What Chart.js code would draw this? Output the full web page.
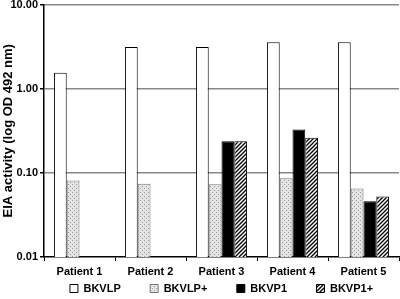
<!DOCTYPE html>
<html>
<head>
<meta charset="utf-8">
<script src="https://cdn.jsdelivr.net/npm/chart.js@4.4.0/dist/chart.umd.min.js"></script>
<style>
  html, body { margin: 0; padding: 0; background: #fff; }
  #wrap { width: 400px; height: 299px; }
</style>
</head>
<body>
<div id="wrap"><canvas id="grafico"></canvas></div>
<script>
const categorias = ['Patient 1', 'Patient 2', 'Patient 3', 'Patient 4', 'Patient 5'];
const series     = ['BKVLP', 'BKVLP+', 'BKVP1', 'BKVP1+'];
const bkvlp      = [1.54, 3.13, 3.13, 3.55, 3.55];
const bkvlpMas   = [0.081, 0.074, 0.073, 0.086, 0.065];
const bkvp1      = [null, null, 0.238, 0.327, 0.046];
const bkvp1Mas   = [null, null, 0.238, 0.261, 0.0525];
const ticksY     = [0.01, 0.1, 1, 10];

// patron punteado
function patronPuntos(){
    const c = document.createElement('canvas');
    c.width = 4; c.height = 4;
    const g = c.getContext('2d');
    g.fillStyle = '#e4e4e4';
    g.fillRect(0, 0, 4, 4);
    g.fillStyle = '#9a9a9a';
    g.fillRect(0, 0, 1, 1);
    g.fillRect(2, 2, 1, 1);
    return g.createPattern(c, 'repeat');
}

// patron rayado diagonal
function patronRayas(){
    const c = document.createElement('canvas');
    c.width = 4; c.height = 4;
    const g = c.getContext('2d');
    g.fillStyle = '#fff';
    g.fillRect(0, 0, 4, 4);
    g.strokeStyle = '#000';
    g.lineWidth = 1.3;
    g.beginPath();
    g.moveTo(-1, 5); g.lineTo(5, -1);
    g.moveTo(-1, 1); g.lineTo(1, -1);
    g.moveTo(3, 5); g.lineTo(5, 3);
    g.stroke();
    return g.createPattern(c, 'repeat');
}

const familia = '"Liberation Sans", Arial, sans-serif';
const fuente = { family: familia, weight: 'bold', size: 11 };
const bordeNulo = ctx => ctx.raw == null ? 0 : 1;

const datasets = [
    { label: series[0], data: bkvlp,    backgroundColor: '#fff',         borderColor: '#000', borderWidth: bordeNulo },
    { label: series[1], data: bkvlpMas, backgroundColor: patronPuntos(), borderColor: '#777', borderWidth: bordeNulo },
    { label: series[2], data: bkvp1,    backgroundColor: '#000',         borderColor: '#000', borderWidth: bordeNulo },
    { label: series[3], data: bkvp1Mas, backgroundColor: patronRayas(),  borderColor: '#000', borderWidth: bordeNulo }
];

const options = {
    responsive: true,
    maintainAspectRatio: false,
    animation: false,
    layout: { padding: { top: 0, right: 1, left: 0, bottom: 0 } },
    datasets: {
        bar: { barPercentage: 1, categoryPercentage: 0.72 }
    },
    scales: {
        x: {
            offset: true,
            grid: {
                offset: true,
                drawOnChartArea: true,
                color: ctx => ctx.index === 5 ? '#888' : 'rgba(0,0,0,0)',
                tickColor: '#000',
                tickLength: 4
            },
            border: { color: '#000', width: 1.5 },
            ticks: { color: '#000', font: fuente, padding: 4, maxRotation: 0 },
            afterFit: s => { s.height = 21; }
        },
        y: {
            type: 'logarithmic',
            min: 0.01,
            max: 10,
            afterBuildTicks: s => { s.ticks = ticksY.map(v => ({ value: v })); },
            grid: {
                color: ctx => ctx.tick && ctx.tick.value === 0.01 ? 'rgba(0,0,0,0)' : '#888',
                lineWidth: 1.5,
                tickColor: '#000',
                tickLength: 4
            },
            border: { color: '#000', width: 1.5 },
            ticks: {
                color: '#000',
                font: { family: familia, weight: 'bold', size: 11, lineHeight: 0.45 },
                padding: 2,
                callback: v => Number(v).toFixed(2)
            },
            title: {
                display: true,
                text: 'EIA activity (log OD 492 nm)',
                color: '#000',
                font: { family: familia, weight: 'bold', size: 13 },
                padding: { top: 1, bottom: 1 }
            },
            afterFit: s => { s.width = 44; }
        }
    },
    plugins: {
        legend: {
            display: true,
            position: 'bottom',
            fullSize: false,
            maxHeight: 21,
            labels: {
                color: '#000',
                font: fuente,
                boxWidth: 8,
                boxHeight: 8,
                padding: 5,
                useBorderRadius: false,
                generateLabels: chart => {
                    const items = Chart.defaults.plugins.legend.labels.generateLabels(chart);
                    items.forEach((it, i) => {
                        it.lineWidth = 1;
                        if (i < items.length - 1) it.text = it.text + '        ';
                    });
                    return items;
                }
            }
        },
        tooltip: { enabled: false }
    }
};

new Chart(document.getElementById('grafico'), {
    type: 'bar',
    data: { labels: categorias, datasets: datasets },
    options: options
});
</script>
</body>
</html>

→ GIVEN REQUEST:
All of the material above is to be copied exactly, except for its images.

→ RESULT:
What Chart.js code would draw this? Output the full web page.
<!DOCTYPE html>
<html>
<head>
<meta charset="utf-8">
<script src="https://cdn.jsdelivr.net/npm/chart.js@4.4.0/dist/chart.umd.min.js"></script>
<style>
  html, body { margin: 0; padding: 0; background: #fff; }
  #wrap { width: 400px; height: 299px; }
</style>
</head>
<body>
<div id="wrap"><canvas id="grafico"></canvas></div>
<script>
const categorias = ['Patient 1', 'Patient 2', 'Patient 3', 'Patient 4', 'Patient 5'];
const series     = ['BKVLP', 'BKVLP+', 'BKVP1', 'BKVP1+'];
const bkvlp      = [1.54, 3.13, 3.13, 3.55, 3.55];
const bkvlpMas   = [0.081, 0.074, 0.073, 0.086, 0.065];
const bkvp1      = [null, null, 0.238, 0.327, 0.046];
const bkvp1Mas   = [null, null, 0.238, 0.261, 0.0525];
const ticksY     = [0.01, 0.1, 1, 10];

// patron punteado
function patronPuntos(){
    const c = document.createElement('canvas');
    c.width = 4; c.height = 4;
    const g = c.getContext('2d');
    g.fillStyle = '#e4e4e4';
    g.fillRect(0, 0, 4, 4);
    g.fillStyle = '#9a9a9a';
    g.fillRect(0, 0, 1, 1);
    g.fillRect(2, 2, 1, 1);
    return g.createPattern(c, 'repeat');
}

// patron rayado diagonal
function patronRayas(){
    const c = document.createElement('canvas');
    c.width = 4; c.height = 4;
    const g = c.getContext('2d');
    g.fillStyle = '#fff';
    g.fillRect(0, 0, 4, 4);
    g.strokeStyle = '#000';
    g.lineWidth = 1.3;
    g.beginPath();
    g.moveTo(-1, 5); g.lineTo(5, -1);
    g.moveTo(-1, 1); g.lineTo(1, -1);
    g.moveTo(3, 5); g.lineTo(5, 3);
    g.stroke();
    return g.createPattern(c, 'repeat');
}

const familia = '"Liberation Sans", Arial, sans-serif';
const fuente = { family: familia, weight: 'bold', size: 11 };
const bordeNulo = ctx => ctx.raw == null ? 0 : 1;

const datasets = [
    { label: series[0], data: bkvlp,    backgroundColor: '#fff',         borderColor: '#000', borderWidth: bordeNulo },
    { label: series[1], data: bkvlpMas, backgroundColor: patronPuntos(), borderColor: '#777', borderWidth: bordeNulo },
    { label: series[2], data: bkvp1,    backgroundColor: '#000',         borderColor: '#000', borderWidth: bordeNulo },
    { label: series[3], data: bkvp1Mas, backgroundColor: patronRayas(),  borderColor: '#000', borderWidth: bordeNulo }
];

const options = {
    responsive: true,
    maintainAspectRatio: false,
    animation: false,
    layout: { padding: { top: 0, right: 1, left: 0, bottom: 0 } },
    datasets: {
        bar: { barPercentage: 1, categoryPercentage: 0.72 }
    },
    scales: {
        x: {
            offset: true,
            grid: {
                offset: true,
                drawOnChartArea: true,
                color: ctx => ctx.index === 5 ? '#888' : 'rgba(0,0,0,0)',
                tickColor: '#000',
                tickLength: 4
            },
            border: { color: '#000', width: 1.5 },
            ticks: { color: '#000', font: fuente, padding: 4, maxRotation: 0 },
            afterFit: s => { s.height = 21; }
        },
        y: {
            type: 'logarithmic',
            min: 0.01,
            max: 10,
            afterBuildTicks: s => { s.ticks = ticksY.map(v => ({ value: v })); },
            grid: {
                color: ctx => ctx.tick && ctx.tick.value === 0.01 ? 'rgba(0,0,0,0)' : '#888',
                lineWidth: 1.5,
                tickColor: '#000',
                tickLength: 4
            },
            border: { color: '#000', width: 1.5 },
            ticks: {
                color: '#000',
                font: { family: familia, weight: 'bold', size: 11, lineHeight: 0.45 },
                padding: 2,
                callback: v => Number(v).toFixed(2)
            },
            title: {
                display: true,
                text: 'EIA activity (log OD 492 nm)',
                color: '#000',
                font: { family: familia, weight: 'bold', size: 13 },
                padding: { top: 1, bottom: 1 }
            },
            afterFit: s => { s.width = 44; }
        }
    },
    plugins: {
        legend: {
            display: true,
            position: 'bottom',
            fullSize: false,
            maxHeight: 21,
            labels: {
                color: '#000',
                font: fuente,
                boxWidth: 8,
                boxHeight: 8,
                padding: 5,
                useBorderRadius: false,
                generateLabels: chart => {
                    const items = Chart.defaults.plugins.legend.labels.generateLabels(chart);
                    items.forEach((it, i) => {
                        it.lineWidth = 1;
                        if (i < items.length - 1) it.text = it.text + '        ';
                    });
                    return items;
                }
            }
        },
        tooltip: { enabled: false }
    }
};

new Chart(document.getElementById('grafico'), {
    type: 'bar',
    data: { labels: categorias, datasets: datasets },
    options: options
});
</script>
</body>
</html>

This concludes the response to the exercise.